Tüm bunlar yapılmadan ülkede siyasi istikrarı sağlamak mümkün olmayacağı gibi, siyasette istikrarın olmadığı bir ülkede ekonominin gelişmesi ve sağlıklı bir kalkınma gerçekleştirilemez.
O zaman da kaçınılmaz olarak, küresel dış etkilerin de tetiklemesiyle ekonomi, sarsılmaya başlar. Bu durumda da ilk yıkılacak kaleler KOBİLER olacaktır.
KOBİ’ lerin bu sarsıntıdan en az zararla kurtulabilmesi, ancak devletin desteğiyle ve bu konuda alacağı ciddi tedbirler, uygulayacağı radikal kararlarla olabilir.
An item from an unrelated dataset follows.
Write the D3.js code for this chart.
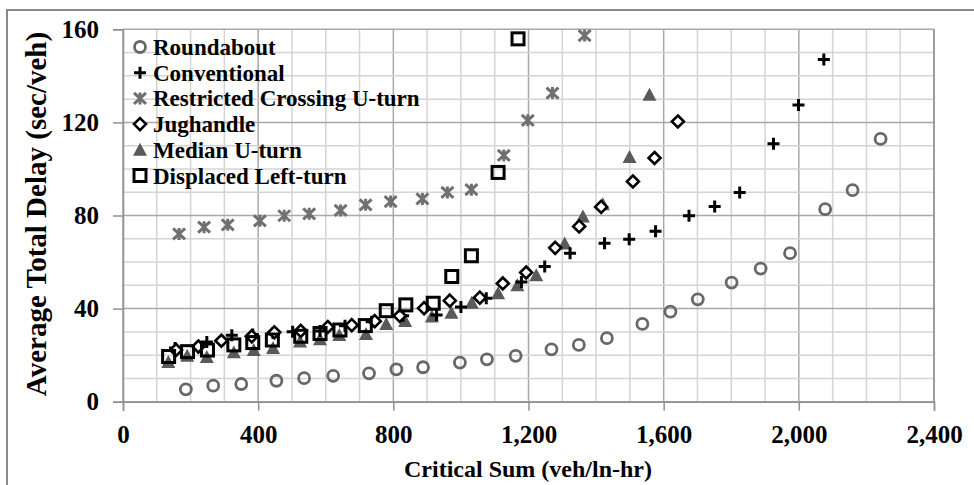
<!DOCTYPE html>
<html><head><meta charset="utf-8">
<script src="https://cdn.jsdelivr.net/npm/d3@7"></script>
<style>body{margin:0;background:#fff}svg{display:block}text{font-family:"Liberation Serif","Times New Roman",serif;font-weight:bold;fill:#000}</style>
</head><body><svg id="c" width="974" height="485"></svg>
<script>
const xTicks = [0, 400, 800, 1200, 1600, 2000, 2400];
const yTicks = [0, 40, 80, 120, 160];
const xTickLabels = ["0", "400", "800", "1,200", "1,600", "2,000", "2,400"];
const seriesNames = ["Roundabout", "Conventional", "Restricted Crossing U-turn", "Jughandle", "Median U-turn", "Displaced Left-turn"];

const roundaboutX = [186,267,350,454,536,622,728,809,888,997,1077,1162,1268,1349,1432,1537,1620,1701,1801,1887,1974,2078,2159,2242];
const roundaboutY = [5.3,6.9,7.6,9.0,10.1,11.1,12.2,13.9,14.8,16.8,18.2,19.7,22.5,24.4,27.3,33.4,38.7,44.0,51.2,57.2,63.8,82.7,90.9,112.9];

const conventionalX = [154,248,322,384,444,502,583,657,736,829,928,1000,1075,1179,1248,1323,1425,1498,1576,1675,1751,1825,1925,1999,2074];
const conventionalY = [23.1,25.7,28.5,28.9,29.5,30.1,30.4,32.6,34.3,36.9,37.2,40.7,44.5,51.4,58.1,63.8,68.1,69.8,73.2,79.9,83.9,89.9,110.8,127.5,147.0];

const rcutX = [166,240,310,405,477,551,644,718,792,886,960,1031,1127,1198,1271,1366];
const rcutY = [72.1,75.0,76.0,77.7,79.9,80.7,82.2,84.6,86.0,87.1,89.9,91.1,105.8,120.9,132.6,157.3];

const jughandleX = [157,223,291,381,448,526,606,677,745,819,891,967,1056,1124,1193,1279,1350,1415,1509,1573,1642];
const jughandleY = [22.2,23.7,26.2,28.1,29.8,30.4,32.1,32.9,34.6,36.9,40.2,43.4,44.7,50.8,55.5,66.1,75.3,83.7,94.6,104.7,120.4];

const medianX = [134,190,248,328,387,444,524,583,640,719,779,835,914,972,1032,1110,1167,1223,1307,1361,1420,1499,1558];
const medianY = [17.1,19.7,19.2,21.2,22.2,23.1,25.9,26.8,28.7,29.1,33.4,34.7,36.6,38.2,42.5,46.6,50.0,54.3,68.0,79.6,84.8,105.1,131.9];

const dltX = [135,191,250,328,384,442,526,583,642,717,779,837,918,973,1031,1110,1169];
const dltY = [19.4,21.5,22.2,24.4,25.4,26.5,28.1,29.3,30.8,32.7,39.1,41.6,42.3,53.8,62.7,98.5,155.9];

const svg = d3.select("#c");
const L = 123, R = 934, T = 29.3, B = 401.7;
const x = d3.scaleLinear().domain([0, 2400]).range([L, R]);
const y = d3.scaleLinear().domain([0, 160]).range([B, T]);

// outer border
svg.append("rect").attr("x", 7).attr("y", 10).attr("width", 990).attr("height", 500)
  .attr("fill", "none").attr("stroke", "#8a8a8a").attr("stroke-width", 2);

// grid
const g = svg.append("g");
g.selectAll(".vx").data(d3.range(0, 2401, 100)).join("line")
  .attr("x1", d => x(d)).attr("x2", d => x(d)).attr("y1", T).attr("y2", B)
  .attr("stroke", d => d % 400 === 0 ? "#a8a8a8" : "#d4d4d4").attr("stroke-width", 1.5);
g.selectAll(".hy").data(d3.range(0, 161, 10)).join("line")
  .attr("y1", d => y(d)).attr("y2", d => y(d)).attr("x1", L).attr("x2", R)
  .attr("stroke", d => d % 40 === 0 ? "#a8a8a8" : "#d4d4d4").attr("stroke-width", 1.5);
g.append("line").attr("x1", R).attr("x2", R).attr("y1", T).attr("y2", B).attr("stroke", "#909090").attr("stroke-width", 1.5);

const FONT = '"Liberation Serif","Times New Roman",serif';
// axes
const xAxis = d3.axisBottom(x).tickValues(xTicks).tickSize(9).tickFormat((d, i) => xTickLabels[i]);
const xa = svg.append("g").attr("transform", `translate(0,${B})`).call(xAxis);
xa.attr("font-family", FONT);
xa.select(".domain").attr("stroke", "#909090").attr("stroke-width", 1.5);
xa.selectAll(".tick line").attr("stroke", "#909090").attr("stroke-width", 1.5);
xa.selectAll(".tick text").attr("font-size", 25).attr("font-weight", "bold").attr("fill", "#000").attr("dy", "0.1em").attr("y", 39);

const yAxis = d3.axisLeft(y).tickValues(yTicks).tickSize(10).tickFormat(d3.format("d"));
const ya = svg.append("g").attr("transform", `translate(${L},0)`).call(yAxis);
ya.attr("font-family", FONT);
ya.select(".domain").attr("stroke", "#909090").attr("stroke-width", 1.5);
ya.selectAll(".tick line").attr("stroke", "#909090").attr("stroke-width", 1.5);
ya.selectAll(".tick text").attr("font-size", 25).attr("font-weight", "bold").attr("fill", "#000").attr("x", -24);

// titles
svg.append("text").attr("x", 528).attr("y", 477).attr("text-anchor", "middle").attr("font-size", 24).text("Critical Sum (veh/ln-hr)");
svg.append("text").attr("transform", "translate(46,214) rotate(-90)").attr("text-anchor", "middle").attr("font-size", 29).text("Average Total Delay (sec/veh)");

// marker drawers
function drawCircle(sel) { sel.append("circle").attr("r", 5.5).attr("fill", "none").attr("stroke", "#686868").attr("stroke-width", 2.8); }
function drawPlus(sel) { sel.append("path").attr("d", "M-6,0H6M0,-6V6").attr("stroke", "#000").attr("stroke-width", 3); }
function drawStar(sel) { sel.append("path").attr("d", "M-6,-5.5L6,5.5M6,-5.5L-6,5.5M0,-6V6").attr("stroke", "#707070").attr("stroke-width", 3); }
function drawDiamond(sel) { sel.append("path").attr("d", "M0,-6L6,0L0,6L-6,0Z").attr("fill", "#fff").attr("stroke", "#000").attr("stroke-width", 2.6); }
function drawTri(sel) { sel.append("path").attr("d", "M0,-7L7,6H-7Z").attr("fill", "#5a5a5a"); }
function drawSquare(sel) { sel.append("rect").attr("x", -6).attr("y", -6).attr("width", 12).attr("height", 12).attr("fill", "none").attr("stroke", "#000").attr("stroke-width", 3); }

const series = [
  {xs: medianX, ys: medianY, f: drawTri},
  {xs: roundaboutX, ys: roundaboutY, f: drawCircle},
  {xs: rcutX, ys: rcutY, f: drawStar},
  {xs: conventionalX, ys: conventionalY, f: drawPlus},
  {xs: jughandleX, ys: jughandleY, f: drawDiamond},
  {xs: dltX, ys: dltY, f: drawSquare}
];
series.forEach(s => {
  const pts = s.xs.map((v, i) => [v, s.ys[i]]);
  svg.append("g").selectAll("g").data(pts).join("g")
    .attr("transform", d => `translate(${x(d[0])},${y(d[1])})`)
    .each(function() { s.f(d3.select(this)); });
});

// legend
const legFns = [drawCircle, drawPlus, drawStar, drawDiamond, drawTri, drawSquare];
const leg = svg.append("g");
seriesNames.forEach((n, i) => {
  const gy = 47 + i * 25.7;
  const lg = leg.append("g").attr("transform", `translate(140,${gy})`);
  legFns[i](lg);
  lg.append("text").attr("x", 13).attr("y", 8).attr("font-size", 23).text(n);
});
</script></body></html>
Yeter ki, bu tehlikenin farkına varılabilsin ve ülkeyi meşgul eden gereksiz polemiklerden hükümet, başını kaldırabilsin.
Hükümet istediği her zaman kendisine yandaş medya bulabilir, ya da bu ülke kendisine yeni hükümetlerde bulabilir ama yıkılan, yok olan KOBİLER’ in yerine yenilerini koymak o kadar kolay olmaz.
Çok sıkıntılı bir süreçten geçen Türkiye ekonomisinde yeri ve önemi tartışılamayacak denli büyük olan KOBİ’ lere sahip çıkmak bu günkü hükümetin en önemli görevidir.
Geç olmadan gerekli önlemleri almayan hükümet bu sorumluluğun yükü altında ezilir. O yüzden Sayın Başbakan’ın artık yönünü ekonomiye çevirip, hiç değilse Aydın Doğan ya da Deniz Baykal’ la ilgilendiği kadar KOBİ’ lerle de ilgilenmesi gerektiğini, birilerinin hatırlatması gerekiyor, sanırım.
Bu ülkenin ekonomisini ABD’ ye AB’ ye teslim eden, uluslar üstü finans kurumlarına teslim olan bir yönetim anlayışının KOBİ’ ler konusunda ne denli duyarlı olacağını hep birlikte göreceğiz.